The dots — which indicate that the name is pronounced “brontay” rather than “bront” — were omitted when the stone tablet commemorating Charlotte, Emily and Anne was erected in the abbey’s Poets’ Corner in October 1939, just after the outbreak of World War II.

They were restored after Brontë historian Sharon Wright, editor of the Brontë Society Gazette, raised the issue with Dean of Westminster David Hoyle.
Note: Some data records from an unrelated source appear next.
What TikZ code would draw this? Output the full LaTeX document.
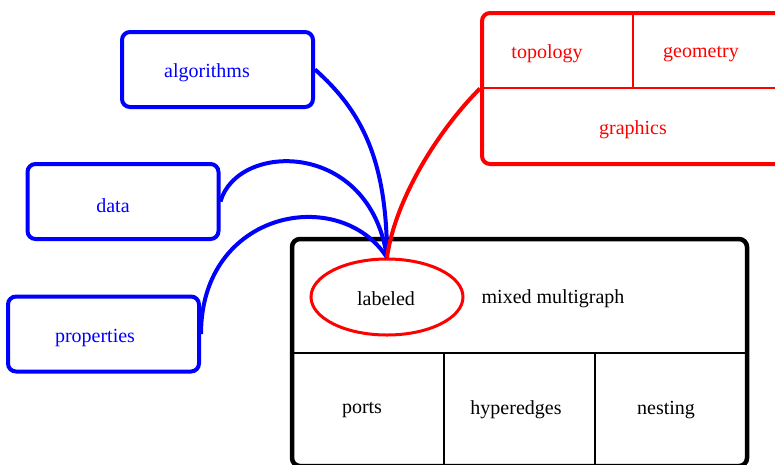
\documentclass[tikz,border=0pt]{standalone}
\usepackage{fontspec}
\setmainfont{Liberation Serif}
\usetikzlibrary{shapes.geometric}
\begin{document}
\begin{tikzpicture}[x=1pt,y=-1pt,
  every node/.style={font=\fontsize{20}{24}\selectfont},
  bluebox/.style={draw=blue,line width=4pt,rounded corners=8pt,minimum width=191pt,minimum height=75pt,inner sep=0pt},
  txt/.style={inner sep=1pt,yshift=-2pt},
  bluetext/.style={txt,text=blue},
  redtext/.style={txt,text=red},
  blacktext/.style={txt,text=black},
  blueline/.style={draw=blue,line width=4pt},
  redline/.style={draw=red,line width=4pt},
  divider/.style={line width=2pt}]
\useasboundingbox (0,0) rectangle (775,464);
% blue boxes
\node[bluebox] (alg) at (217.5,69.5) {};
\node[bluetext] (algt) at (207,71) {algorithms};
\node[bluebox] (dat) at (123,201.5) {};
\node[bluetext] (datt) at (113,204) {data};
\node[bluebox] (prop) at (103.5,334) {};
\node[bluetext] (propt) at (95,336) {properties};
% red box
\node[draw=red,line width=4pt,rounded corners=8pt,minimum width=303pt,minimum height=151pt,inner sep=0pt] (rbox) at (633.5,88.5) {};
\coordinate (rtop) at (633,13);
\coordinate (rmid) at (633,88);
\coordinate (rleft) at (482,88);
\coordinate (rright) at (785,88);
\draw[red,divider] (rleft) -- (rright);
\draw[red,divider] (rtop) -- (rmid);
\node[redtext] (topo) at (547,52) {topology};
\node[redtext] (geom) at (701,52) {geometry};
\node[redtext] (grap) at (633,128) {graphics};
% main box
\node[draw=black,line width=4.5pt,rounded corners=8pt,minimum width=455pt,minimum height=227pt,inner sep=0pt] (main) at (519.5,352.5) {};
\coordinate (ml) at (292,353);
\coordinate (mr) at (747,353);
\coordinate (d1t) at (444,353);
\coordinate (d1b) at (444,466);
\coordinate (d2t) at (595,353);
\coordinate (d2b) at (595,466);
\draw[divider] (ml) -- (mr);
\draw[divider] (d1t) -- (d1b);
\draw[divider] (d2t) -- (d2b);
\node[draw=red,line width=3pt,ellipse,minimum width=152pt,minimum height=76pt,inner sep=0pt] (lab) at (387,297) {};
\node[blacktext] (labt) at (386,297) {labeled};
\node[blacktext] (mm) at (553,297) {mixed multigraph};
\node[blacktext] (ports) at (362,408) {ports};
\node[blacktext] (hyp) at (516,408) {hyperedges};
\node[blacktext] (nest) at (666,408) {nesting};
% connectors
\draw[blueline] (alg.east) .. controls +(45,40) and +(0,-100) .. (lab.north);
\draw[blueline] (dat.east) .. controls +(17,-60) and +(-17,-118) .. (lab.north);
\draw[blueline] (prop.east) .. controls +(0,-124) and +(-47,-73) .. (lab.north);
\draw[redline] (rbox.west) .. controls +(-42,42) and +(8,-58) .. (lab.north);
\end{tikzpicture}
\end{document}
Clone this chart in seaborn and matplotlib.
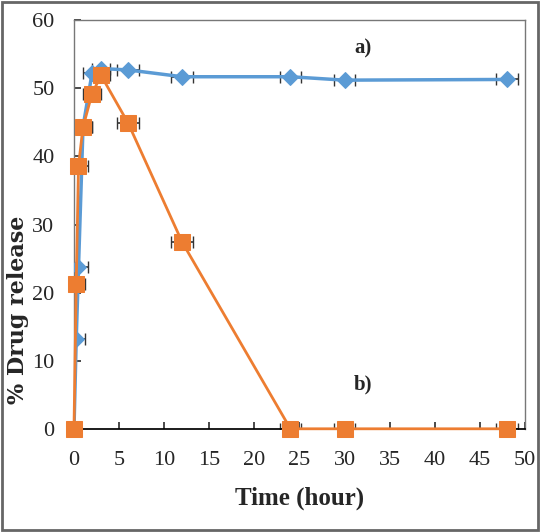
import pandas as pd
import matplotlib
matplotlib.use("Agg")
import matplotlib.pyplot as plt
import seaborn as sns
from matplotlib.patches import Rectangle

# --- Data ---
time_h = [0, 0.25, 0.5, 1, 2, 3, 6, 12, 24, 30, 48]
release_a = [0, 13.2, 23.7, 44.3, 52.2, 52.9, 52.7, 51.7, 51.7, 51.2, 51.3]
release_b = [0, 21.3, 38.6, 44.3, 49.2, 51.9, 44.9, 27.4, 0, 0, 0]
time_err = [0.8, 1.0, 1.0, 1.0, 1.0, 1.0, 1.2, 1.2, 1.2, 1.2, 1.2]
x_ticks = [0, 5, 10, 15, 20, 25, 30, 35, 40, 45, 50]
y_ticks = [0, 10, 20, 30, 40, 50, 60]

df = pd.DataFrame({
    "time": time_h * 2,
    "release": release_a + release_b,
    "series": ["a"] * len(time_h) + ["b"] * len(time_h),
})

sns.set_theme(style="ticks")
plt.rcParams["font.family"] = ["Liberation Serif", "DejaVu Serif"]

BLUE = "#5B9BD5"
ORANGE = "#ED7D31"

fig = plt.figure(figsize=(5.4, 5.32), dpi=100)
ax = fig.add_axes([0.137, 0.194, 0.835, 0.768])

# error bars (horizontal) drawn under the markers
ax.errorbar(time_h, release_a, xerr=time_err, fmt="none", ecolor="#333333",
            elinewidth=1.2, capsize=4, zorder=2)
ax.errorbar(time_h, release_b, xerr=time_err, fmt="none", ecolor="#333333",
            elinewidth=1.2, capsize=4, zorder=2)

sns.lineplot(data=df[df.series == "a"], x="time", y="release", ax=ax,
             color=BLUE, linewidth=2.5, marker="D", markersize=8,
             markeredgecolor=BLUE, zorder=3)
sns.lineplot(data=df[df.series == "b"], x="time", y="release", ax=ax,
             color=ORANGE, linewidth=2, marker="s", markersize=11,
             markeredgecolor=ORANGE, zorder=4, clip_on=False)

ax.set_xlim(0, 50)
ax.set_ylim(0, 60)
ax.set_xticks(x_ticks)
ax.set_yticks(y_ticks)
ax.tick_params(direction="in", length=5, labelsize=16, color="#333333")
ax.tick_params(axis="x", pad=16)
ax.tick_params(axis="y", pad=14)
for s in ["top", "right", "left"]:
    ax.spines[s].set_color("#777777")
    ax.spines[s].set_linewidth(1)
ax.spines["bottom"].set_color("black")

ax.set_xlabel("Time (hour)", fontsize=18, fontweight="bold", labelpad=12)
ax.set_ylabel("")
# y label placed by hand, it sits lower than the axis centre in the reference
fig.text(18 / 540, 1 - 310 / 532, "% Drug release", rotation=90, fontsize=16,
         fontweight="bold", family=["DejaVu Serif"], ha="center", va="center")

ax.text(32, 55.8, "a)", fontsize=15, fontweight="bold", ha="center", va="center")
ax.text(32, 6.5, "b)", fontsize=15, fontweight="bold", ha="center", va="center")

# grey frame around the whole picture
fig.patches.append(Rectangle((0.003, 0.003), 0.994, 0.994, transform=fig.transFigure,
                             fill=False, edgecolor="#666666", linewidth=2))

fig.savefig("out.png", dpi=100)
The abbey asked its stonemason to tap in the dots and its conservator to paint them.

“There’s no paper record for anyone complaining about this or mentioning this, so I just wanted to put it right, really,” Wright said. “These three Yorkshire women deserve their place here, but they also deserve to have their name spelled correctly.”

It’s believed the writers’ Irish father Patrick changed the spelling of his surname from Brunty or Prunty when he went to university in England.

Raised on the wild Yorkshire moors, all three sisters died before they were 40, leaving enduring novels including Charlotte’s “Jane Eyre,” Emily’s “Wuthering Heights” and Anne’s “The Tenant of Wildfell Hall.”

Rebecca Yorke, director of the Brontë Society, welcomed the restoration.

“As the Brontës and their work are loved and respected all over the world, it’s entirely appropriate that their name is spelled correctly on their memorial,” she said.